● YOUR GOAL
Omit the images. Copy each entry word for word.

● RECORD LIST
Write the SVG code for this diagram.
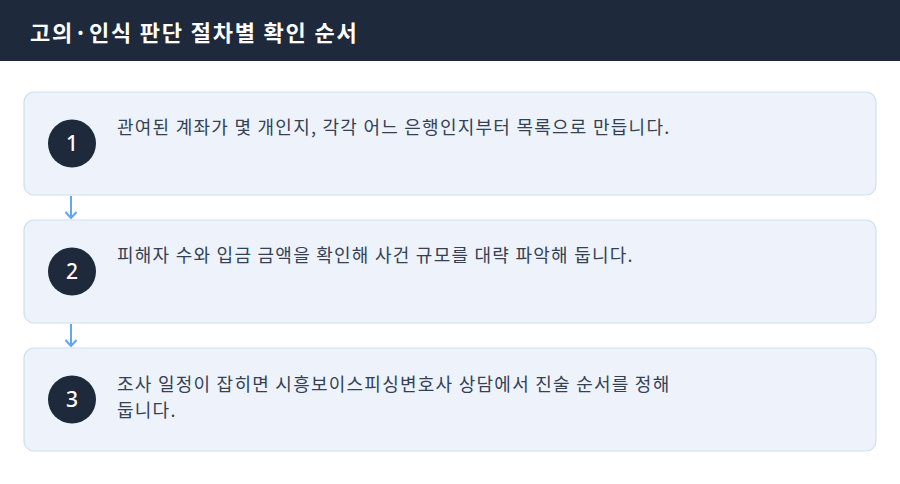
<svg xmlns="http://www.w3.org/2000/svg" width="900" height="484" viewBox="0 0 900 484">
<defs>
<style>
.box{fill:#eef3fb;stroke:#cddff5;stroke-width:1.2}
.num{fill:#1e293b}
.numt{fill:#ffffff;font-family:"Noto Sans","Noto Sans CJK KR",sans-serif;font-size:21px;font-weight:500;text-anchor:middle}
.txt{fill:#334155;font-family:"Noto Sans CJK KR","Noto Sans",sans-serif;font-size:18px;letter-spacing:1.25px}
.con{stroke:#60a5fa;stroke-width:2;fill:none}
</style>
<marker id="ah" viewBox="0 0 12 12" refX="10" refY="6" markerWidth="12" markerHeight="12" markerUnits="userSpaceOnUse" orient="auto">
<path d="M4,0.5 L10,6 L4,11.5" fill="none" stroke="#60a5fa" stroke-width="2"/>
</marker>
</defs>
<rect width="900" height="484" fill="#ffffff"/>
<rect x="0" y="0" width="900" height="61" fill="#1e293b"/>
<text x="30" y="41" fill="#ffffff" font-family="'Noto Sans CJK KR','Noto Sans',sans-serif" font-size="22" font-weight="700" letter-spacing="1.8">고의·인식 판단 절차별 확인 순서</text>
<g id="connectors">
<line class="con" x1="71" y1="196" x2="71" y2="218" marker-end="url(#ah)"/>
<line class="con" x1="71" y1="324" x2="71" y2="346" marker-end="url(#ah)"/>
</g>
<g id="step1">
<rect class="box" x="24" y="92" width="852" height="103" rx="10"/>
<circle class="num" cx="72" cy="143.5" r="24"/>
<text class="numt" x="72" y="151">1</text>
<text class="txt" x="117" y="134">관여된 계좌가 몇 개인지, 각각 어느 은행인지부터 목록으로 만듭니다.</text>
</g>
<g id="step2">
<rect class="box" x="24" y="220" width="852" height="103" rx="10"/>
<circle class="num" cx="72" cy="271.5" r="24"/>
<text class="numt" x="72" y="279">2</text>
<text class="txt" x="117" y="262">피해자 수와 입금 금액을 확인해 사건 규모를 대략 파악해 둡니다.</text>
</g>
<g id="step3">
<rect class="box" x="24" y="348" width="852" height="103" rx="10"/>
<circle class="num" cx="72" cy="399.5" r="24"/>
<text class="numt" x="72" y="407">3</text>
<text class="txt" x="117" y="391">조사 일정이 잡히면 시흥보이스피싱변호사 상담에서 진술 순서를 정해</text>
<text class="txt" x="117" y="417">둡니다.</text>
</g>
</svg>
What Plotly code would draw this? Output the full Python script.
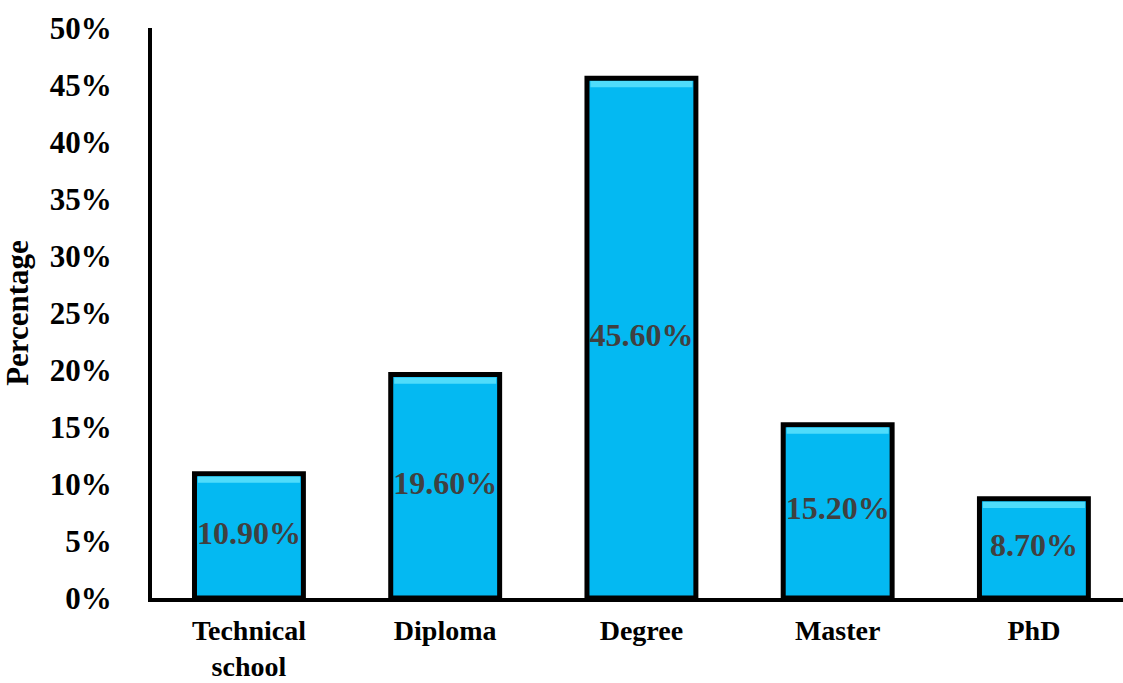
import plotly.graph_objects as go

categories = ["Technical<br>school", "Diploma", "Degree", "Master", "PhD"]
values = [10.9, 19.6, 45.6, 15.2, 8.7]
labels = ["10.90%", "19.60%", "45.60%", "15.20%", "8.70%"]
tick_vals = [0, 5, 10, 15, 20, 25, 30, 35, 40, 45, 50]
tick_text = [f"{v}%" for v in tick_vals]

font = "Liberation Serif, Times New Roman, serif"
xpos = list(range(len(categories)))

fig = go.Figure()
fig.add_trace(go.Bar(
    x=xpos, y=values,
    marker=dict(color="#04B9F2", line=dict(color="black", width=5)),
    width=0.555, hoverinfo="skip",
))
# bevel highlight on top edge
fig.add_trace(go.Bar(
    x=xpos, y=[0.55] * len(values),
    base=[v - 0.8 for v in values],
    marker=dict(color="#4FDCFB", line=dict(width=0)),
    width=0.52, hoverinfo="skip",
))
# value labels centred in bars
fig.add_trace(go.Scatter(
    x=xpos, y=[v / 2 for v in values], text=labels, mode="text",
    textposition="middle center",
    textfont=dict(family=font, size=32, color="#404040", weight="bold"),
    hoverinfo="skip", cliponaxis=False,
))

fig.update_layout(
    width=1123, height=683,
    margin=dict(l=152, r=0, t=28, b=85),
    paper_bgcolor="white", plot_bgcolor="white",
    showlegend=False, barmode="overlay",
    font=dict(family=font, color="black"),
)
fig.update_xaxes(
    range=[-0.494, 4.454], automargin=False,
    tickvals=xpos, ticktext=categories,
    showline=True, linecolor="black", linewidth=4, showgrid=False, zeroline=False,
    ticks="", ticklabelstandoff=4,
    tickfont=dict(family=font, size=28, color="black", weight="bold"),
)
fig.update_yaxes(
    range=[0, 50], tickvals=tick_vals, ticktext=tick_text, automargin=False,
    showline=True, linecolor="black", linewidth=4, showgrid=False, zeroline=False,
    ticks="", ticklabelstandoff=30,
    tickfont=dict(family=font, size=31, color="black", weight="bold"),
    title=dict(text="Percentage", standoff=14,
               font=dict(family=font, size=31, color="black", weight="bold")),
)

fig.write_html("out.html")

● WORKED SOLUTION
Write the SVG code for this diagram.
<svg xmlns="http://www.w3.org/2000/svg" width="900" height="484" viewBox="0 0 900 484">
<defs>
<style>
.box{fill:#eef3fb;stroke:#cddff5;stroke-width:1.2}
.num{fill:#1e293b}
.numt{fill:#ffffff;font-family:"Noto Sans","Noto Sans CJK KR",sans-serif;font-size:21px;font-weight:500;text-anchor:middle}
.txt{fill:#334155;font-family:"Noto Sans CJK KR","Noto Sans",sans-serif;font-size:18px;letter-spacing:1.25px}
.con{stroke:#60a5fa;stroke-width:2;fill:none}
</style>
<marker id="ah" viewBox="0 0 12 12" refX="10" refY="6" markerWidth="12" markerHeight="12" markerUnits="userSpaceOnUse" orient="auto">
<path d="M4,0.5 L10,6 L4,11.5" fill="none" stroke="#60a5fa" stroke-width="2"/>
</marker>
</defs>
<rect width="900" height="484" fill="#ffffff"/>
<rect x="0" y="0" width="900" height="61" fill="#1e293b"/>
<text x="30" y="41" fill="#ffffff" font-family="'Noto Sans CJK KR','Noto Sans',sans-serif" font-size="22" font-weight="700" letter-spacing="1.8">고의·인식 판단 절차별 확인 순서</text>
<g id="connectors">
<line class="con" x1="71" y1="196" x2="71" y2="218" marker-end="url(#ah)"/>
<line class="con" x1="71" y1="324" x2="71" y2="346" marker-end="url(#ah)"/>
</g>
<g id="step1">
<rect class="box" x="24" y="92" width="852" height="103" rx="10"/>
<circle class="num" cx="72" cy="143.5" r="24"/>
<text class="numt" x="72" y="151">1</text>
<text class="txt" x="117" y="134">관여된 계좌가 몇 개인지, 각각 어느 은행인지부터 목록으로 만듭니다.</text>
</g>
<g id="step2">
<rect class="box" x="24" y="220" width="852" height="103" rx="10"/>
<circle class="num" cx="72" cy="271.5" r="24"/>
<text class="numt" x="72" y="279">2</text>
<text class="txt" x="117" y="262">피해자 수와 입금 금액을 확인해 사건 규모를 대략 파악해 둡니다.</text>
</g>
<g id="step3">
<rect class="box" x="24" y="348" width="852" height="103" rx="10"/>
<circle class="num" cx="72" cy="399.5" r="24"/>
<text class="numt" x="72" y="407">3</text>
<text class="txt" x="117" y="391">조사 일정이 잡히면 시흥보이스피싱변호사 상담에서 진술 순서를 정해</text>
<text class="txt" x="117" y="417">둡니다.</text>
</g>
</svg>
What Plotly code would draw this? Output the full Python script.
import plotly.graph_objects as go

categories = ["Technical<br>school", "Diploma", "Degree", "Master", "PhD"]
values = [10.9, 19.6, 45.6, 15.2, 8.7]
labels = ["10.90%", "19.60%", "45.60%", "15.20%", "8.70%"]
tick_vals = [0, 5, 10, 15, 20, 25, 30, 35, 40, 45, 50]
tick_text = [f"{v}%" for v in tick_vals]

font = "Liberation Serif, Times New Roman, serif"
xpos = list(range(len(categories)))

fig = go.Figure()
fig.add_trace(go.Bar(
    x=xpos, y=values,
    marker=dict(color="#04B9F2", line=dict(color="black", width=5)),
    width=0.555, hoverinfo="skip",
))
# bevel highlight on top edge
fig.add_trace(go.Bar(
    x=xpos, y=[0.55] * len(values),
    base=[v - 0.8 for v in values],
    marker=dict(color="#4FDCFB", line=dict(width=0)),
    width=0.52, hoverinfo="skip",
))
# value labels centred in bars
fig.add_trace(go.Scatter(
    x=xpos, y=[v / 2 for v in values], text=labels, mode="text",
    textposition="middle center",
    textfont=dict(family=font, size=32, color="#404040", weight="bold"),
    hoverinfo="skip", cliponaxis=False,
))

fig.update_layout(
    width=1123, height=683,
    margin=dict(l=152, r=0, t=28, b=85),
    paper_bgcolor="white", plot_bgcolor="white",
    showlegend=False, barmode="overlay",
    font=dict(family=font, color="black"),
)
fig.update_xaxes(
    range=[-0.494, 4.454], automargin=False,
    tickvals=xpos, ticktext=categories,
    showline=True, linecolor="black", linewidth=4, showgrid=False, zeroline=False,
    ticks="", ticklabelstandoff=4,
    tickfont=dict(family=font, size=28, color="black", weight="bold"),
)
fig.update_yaxes(
    range=[0, 50], tickvals=tick_vals, ticktext=tick_text, automargin=False,
    showline=True, linecolor="black", linewidth=4, showgrid=False, zeroline=False,
    ticks="", ticklabelstandoff=30,
    tickfont=dict(family=font, size=31, color="black", weight="bold"),
    title=dict(text="Percentage", standoff=14,
               font=dict(family=font, size=31, color="black", weight="bold")),
)

fig.write_html("out.html")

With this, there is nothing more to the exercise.